→ INPUT:
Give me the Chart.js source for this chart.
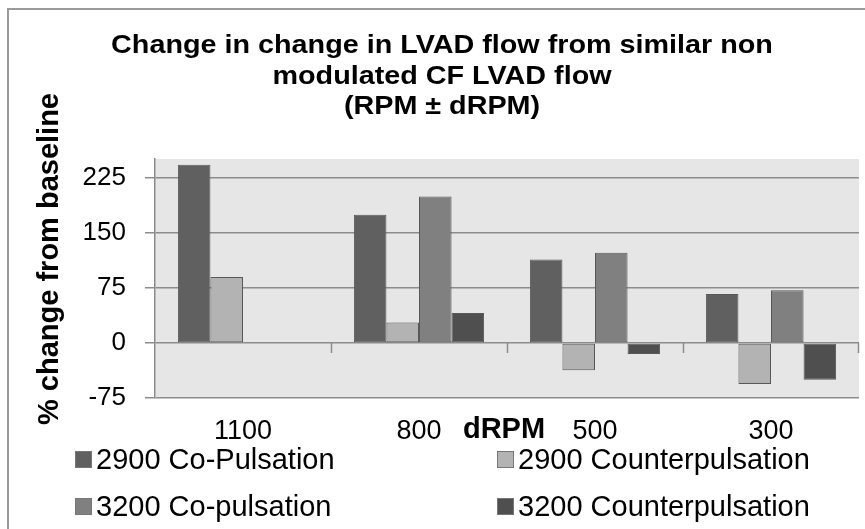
<!DOCTYPE html>
<html>
<head>
<meta charset="utf-8">
<script src="https://cdn.jsdelivr.net/npm/chart.js@4.4.1/dist/chart.umd.min.js"></script>
<style>
  body { margin: 0; background: #fff; }
  #wrap { position: relative; width: 865px; height: 529px; overflow: hidden; }
  #frame { position: absolute; left: 7px; top: 8px; width: 870px; height: 530px; border: 2px solid #9a9a9a; box-sizing: border-box; }
  canvas { position: absolute; left: 0; top: 0; }
  .leg { position: absolute; font: 29px "Liberation Sans", Arial, sans-serif; color: #000; white-space: nowrap; line-height: 34px; }
  .leg span.box { display: inline-block; width: 15px; height: 15px; border: 1px solid #777; margin-right: 4px; vertical-align: 1px; }
</style>
</head>
<body>
<div id="wrap">
  <div id="frame"></div>
  <canvas id="chart" width="865" height="529"></canvas>
  <div id="legend"></div>
</div>
<script>
// chart data
const categories = ['1100', '800', '500', '300'];
const seriesNames = ['2900 Co-Pulsation', '2900 Counterpulsation', '3200 Co-pulsation', '3200 Counterpulsation'];
const co2900 = [243, 175, 114, 67];
const counter2900 = [90, 28, -37, -56];
const co3200 = [null, 200, 123, 72];
const counter3200 = [null, 41, -15, -50];
const yTicks = [-75, 0, 75, 150, 225];

const titleLines = ['Change in change in LVAD flow from similar non', 'modulated CF LVAD flow', '(RPM \u00b1 dRPM)'];
const yTitle = '% change from baseline';
const xTitle = 'dRPM';

const colors = ['#606060', '#b3b3b3', '#808080', '#4f4f4f'];
const FONT = '"Liberation Sans", Arial, sans-serif';

// gray plot area, zero-line tick marks, titles
const extras = {
  id: 'extras',
  beforeDraw(chart) {
    const a = chart.chartArea, ctx = chart.ctx;
    ctx.save();
    ctx.fillStyle = '#e6e6e6';
    ctx.fillRect(a.left, a.top, a.right - a.left, a.bottom - a.top);
    ctx.restore();
  },
  afterDraw(chart) {
    const ctx = chart.ctx, x = chart.scales.x, y = chart.scales.y;
    const y0 = y.getPixelForValue(0);
    ctx.save();
    ctx.strokeStyle = '#8c8c8c';
    ctx.lineWidth = 1.5;
    for (let i = 1; i <= categories.length; i++) {
      let px = i < categories.length
        ? (x.getPixelForValue(i - 1) + x.getPixelForValue(i)) / 2
        : chart.chartArea.right - 1;
      px = Math.round(px) + 0.5;
      ctx.beginPath();
      ctx.moveTo(px, y0);
      ctx.lineTo(px, y0 + 10);
      ctx.stroke();
    }
    ctx.fillStyle = '#000';
    ctx.textAlign = 'center';

    // chart title, slightly widened like the original
    ctx.save();
    ctx.font = 'bold 25px ' + FONT;
    ctx.textBaseline = 'alphabetic';
    ctx.translate(442, 0);
    ctx.scale(1.15, 1);
    titleLines.forEach((t, i) => ctx.fillText(t, 0, 53 + i * 30.5));
    ctx.restore();

    ctx.textBaseline = 'middle';
    ctx.font = 'bold 29px ' + FONT;
    ctx.fillText(xTitle, 504, 430);
    ctx.translate(50, 259);
    ctx.rotate(-Math.PI / 2);
    ctx.fillText(yTitle, 0, 0);
    ctx.restore();
  }
};

const series = [co2900, counter2900, co3200, counter3200];

new Chart(document.getElementById('chart'), {
  type: 'bar',
  data: {
    labels: categories,
    datasets: series.map((d, i) => ({
      label: seriesNames[i],
      data: d,
      backgroundColor: colors[i],
      borderColor: '#585858',
      borderWidth: 1,
      borderSkipped: false,
      barPercentage: 1,
      categoryPercentage: 0.74
    }))
  },
  options: {
    responsive: false,
    animation: false,
    layout: { padding: { left: 0, right: 6, top: 159, bottom: 0 } },
    plugins: {
      legend: { display: false },
      tooltip: { enabled: false },
      title: { display: false }
    },
    scales: {
      x: {
        grid: { display: false, drawTicks: false },
        border: { display: false },
        ticks: { color: '#000', font: { family: FONT, size: 27 }, padding: 17, maxRotation: 0 },
        afterFit(s) { s.height = 131; }
      },
      y: {
        min: -75,
        max: 251,
        ticks: { stepSize: 75, color: '#000', font: { family: FONT, size: 26 }, padding: 19 },
        afterBuildTicks(s) { s.ticks = yTicks.map(v => ({ value: v })); },
        grid: { color: '#8c8c8c', lineWidth: 1.5, drawTicks: true, tickLength: 10, tickColor: '#8c8c8c' },
        border: { display: true, color: '#8c8c8c', width: 1.5 },
        afterFit(s) { s.width = 155; }
      }
    }
  },
  plugins: [extras]
});

// legend in two columns
const legPos = [[75, 442], [497, 442], [75, 489], [497, 489]];
const legend = document.getElementById('legend');
seriesNames.forEach((name, i) => {
  const el = document.createElement('div');
  el.className = 'leg';
  el.style.left = legPos[i][0] + 'px';
  el.style.top = legPos[i][1] + 'px';
  el.innerHTML = '<span class="box" style="background:' + colors[i] + '"></span>' + name;
  legend.appendChild(el);
});
</script>
</body>
</html>
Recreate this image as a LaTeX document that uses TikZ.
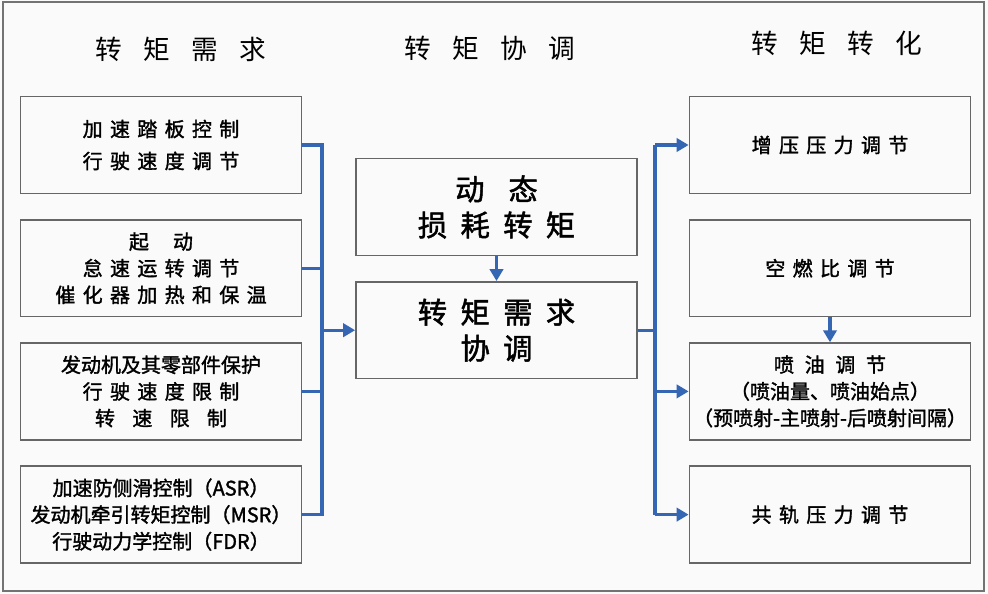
\documentclass[tikz,border=0pt]{standalone}
\usepackage{fontspec}
\setmainfont{Noto Sans CJK SC}
\newfontfamily\heavycjk[FakeBold=1.6]{Noto Sans CJK SC}
\usetikzlibrary{arrows.meta,positioning}
\definecolor{flowblue}{RGB}{52,102,180}
\newcommand{\boxfont}{\heavycjk\fontsize{15}{20}\selectfont\spaceskip=5.5pt\relax}
\newcommand{\bigfont}{\heavycjk\fontsize{22}{27}\selectfont\spaceskip=10pt\relax}
\newcommand{\headfont}{\fontsize{20}{24}\selectfont\spaceskip=16pt\relax}
\begin{document}
\begin{tikzpicture}[x=0.75pt,y=-0.75pt]
\tikzstyle{box}=[draw=black!60, line width=1.1pt, minimum width=211pt, minimum height=72.6pt, align=center, inner sep=1pt, font=\boxfont, node distance=18.7pt]
\tikzstyle{big}=[font=\bigfont]
\tikzstyle{head}=[font=\headfont]
\tikzstyle{bus}=[draw=flowblue, line width=2.5pt]
\tikzstyle{arr}=[bus, -{Triangle[length=9pt,width=10pt]}]
\fill[black!2] (0,0) rectangle (988,593);
\draw[black!55, line width=1.2pt] (3,2) rectangle (984,591);
% column titles
\node[head](H1) at (181,49) {转 矩 需 求};
\node[head](H2) at (490,48) {转 矩 协 调};
\node[head](H3) at (837,43) {转 矩 转 化};
% demand side
\node[box](L1) at (161,145) {加 速 踏 板 控 制\\[4pt]行 驶 速 度 调 节};
\node[box, below=of L1](L2) {起\hspace{18pt}动\\怠 速 运 转 调 节\\催 化 器 加 热 和 保 温};
\node[box, below=of L2](L3) {发动机及其零部件保护\\行 驶 速 度 限 制\\转\hspace{13pt}速\hspace{13pt}限\hspace{13pt}制};
\node[box, below=of L3](L4) {加速防侧滑控制（ASR）\\发动机牵引转矩控制（MSR）\\行驶动力学控制（FDR）};
% coordination
\node[box, big](M1) at (496.5,207) {动\hspace{18pt}态\\损 耗 转 矩};
\node[box, big, below=of M1](M2) {转 矩 需 求\\协 调};
% conversion side
\node[box](R1) at (830,145) {增 压 压 力 调 节};
\node[box, below=of R1](R2) {空 燃 比 调 节};
\node[box, below=of R2](R3) {喷\hspace{8pt}油\hspace{8pt}调\hspace{8pt}节\\（喷油量、喷油始点）\\（预喷射-主喷射-后喷射间隔）};
\node[box, below=of R3](R4) {共 轨 压 力 调 节};
% buses
\coordinate (lt) at (322,145);
\coordinate (lb) at (lt |- L4.east);
\coordinate (rt) at (655,145);
\coordinate (rb) at (rt |- R4.west);
\draw[bus] (L1.east) -- (lt) -- (lb) -- (L4.east);
\draw[bus] (L2.east) -- (L2.east -| lt);
\draw[bus] (L3.east) -- (L3.east -| lt);
\draw[arr] (M2.west -| lt) -- (M2.west);
\draw[arr] (M1.south) -- (M2.north);
\draw[bus] (M2.east) -- (M2.east -| rt);
\draw[bus] (rt) -- (rb);
\draw[arr] (rt) -- (R1.west);
\draw[arr] (R3.west -| rt) -- (R3.west);
\draw[arr] (rb) -- (R4.west);
\draw[arr] (R2.south) -- (R3.north);
\end{tikzpicture}
\end{document}
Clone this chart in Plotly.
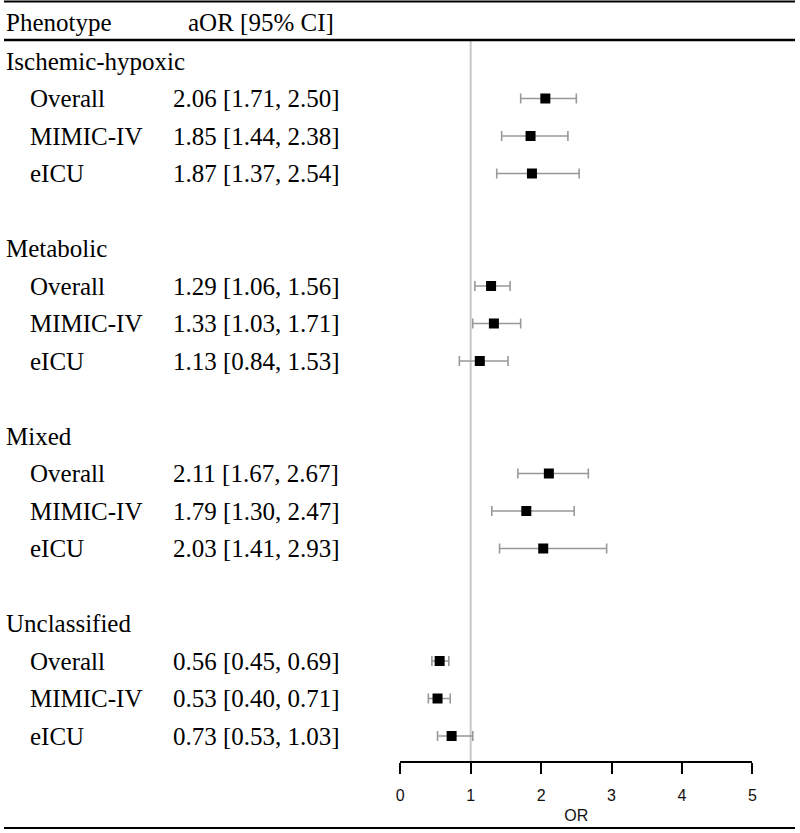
import plotly.graph_objects as go

groups = ["Ischemic-hypoxic", "Metabolic", "Mixed", "Unclassified"]
cohorts = ["Overall", "MIMIC-IV", "eICU"]
aor = [[2.06, 1.85, 1.87], [1.29, 1.33, 1.13], [2.11, 1.79, 2.03], [0.56, 0.53, 0.73]]
lo = [[1.71, 1.44, 1.37], [1.06, 1.03, 0.84], [1.67, 1.30, 1.41], [0.45, 0.40, 0.53]]
hi = [[2.50, 2.38, 2.54], [1.56, 1.71, 1.53], [2.67, 2.47, 2.93], [0.69, 0.71, 1.03]]
xticks = [0, 1, 2, 3, 4, 5]

W, H = 800, 833
row0_px, row_h = 61, 37.5

def yp(px):
    return 1 - px / H

def xp(px):
    return px / W

fig = go.Figure()
annotations = []
xs, ys, em, emm = [], [], [], []
serif = dict(family="Liberation Serif, Times New Roman, serif", size=25, color="black")
PAD = 7  # annotation inner padding

def txt(x, y, text, yref="y"):
    annotations.append(dict(x=xp(x - PAD), y=y, xref="paper", yref=yref, text=text,
                            showarrow=False, xanchor="left", yanchor="middle", font=serif))

row = 0
for g, name in enumerate(groups):
    txt(7, row, name)
    row += 1
    for c, coh in enumerate(cohorts):
        txt(31, row, coh)
        txt(176, row, f"{aor[g][c]:.2f} [{lo[g][c]:.2f}, {hi[g][c]:.2f}]")
        xs.append(aor[g][c]); ys.append(row)
        em.append(aor[g][c] - lo[g][c]); emm.append(hi[g][c] - aor[g][c])
        row += 1
    row += 1

txt(7, yp(22), "Phenotype", yref="paper")
txt(191, yp(22), "aOR [95% CI]", yref="paper")

fig.add_trace(go.Scatter(
    x=xs, y=ys, mode="markers",
    marker=dict(symbol="square", size=10, color="black"),
    error_x=dict(type="data", symmetric=False, array=emm, arrayminus=em,
                 color="#999999", thickness=1.6, width=5),
    showlegend=False, hoverinfo="skip"))

shapes = [
    dict(type="line", xref="x", yref="paper", x0=1, x1=1, y0=yp(41), y1=yp(762),
         line=dict(color="#c8c8c8", width=2), layer="below"),
    dict(type="line", xref="paper", yref="paper", x0=0, x1=1, y0=yp(1.5), y1=yp(1.5),
         line=dict(color="black", width=2)),
    dict(type="line", xref="paper", yref="paper", x0=0, x1=1, y0=yp(40), y1=yp(40),
         line=dict(color="black", width=2.5)),
    dict(type="line", xref="paper", yref="paper", x0=0, x1=1, y0=yp(828), y1=yp(828),
         line=dict(color="black", width=2)),
]

y_top = -row0_px / row_h
y_bot = (H - row0_px) / row_h

sans = dict(family="Liberation Sans, Arial, sans-serif", size=16, color="#111")
fig.update_layout(
    width=W, height=H, margin=dict(l=0, r=0, t=0, b=0),
    paper_bgcolor="white", plot_bgcolor="white",
    annotations=annotations, shapes=shapes,
    xaxis=dict(domain=[xp(400.7), xp(757)], range=[0, 5], tickvals=xticks,
               showgrid=False, zeroline=False, showline=True, linecolor="black", linewidth=2,
               ticks="outside", ticklen=11, tickwidth=2, tickcolor="black",
               anchor="free", position=yp(762), ticklabelstandoff=8,
               tickfont=sans,
               title=dict(text="OR", standoff=6, font=sans)),
    yaxis=dict(domain=[0, 1], range=[y_bot, y_top], visible=False, showgrid=False, zeroline=False),
)

fig.write_html("out.html", config={"displayModeBar": False},
               post_script="document.body.style.margin='0px';")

→ WHAT YOU NEED TO DO: From the records above, give again only the part that opens with the line containing "Clone this chart in Plotly." and closes with the line containing "import plotly.graph_objects as go". Keep both ends but drop the pictures.

→ THE OUTPUT:
Clone this chart in Plotly.
import plotly.graph_objects as go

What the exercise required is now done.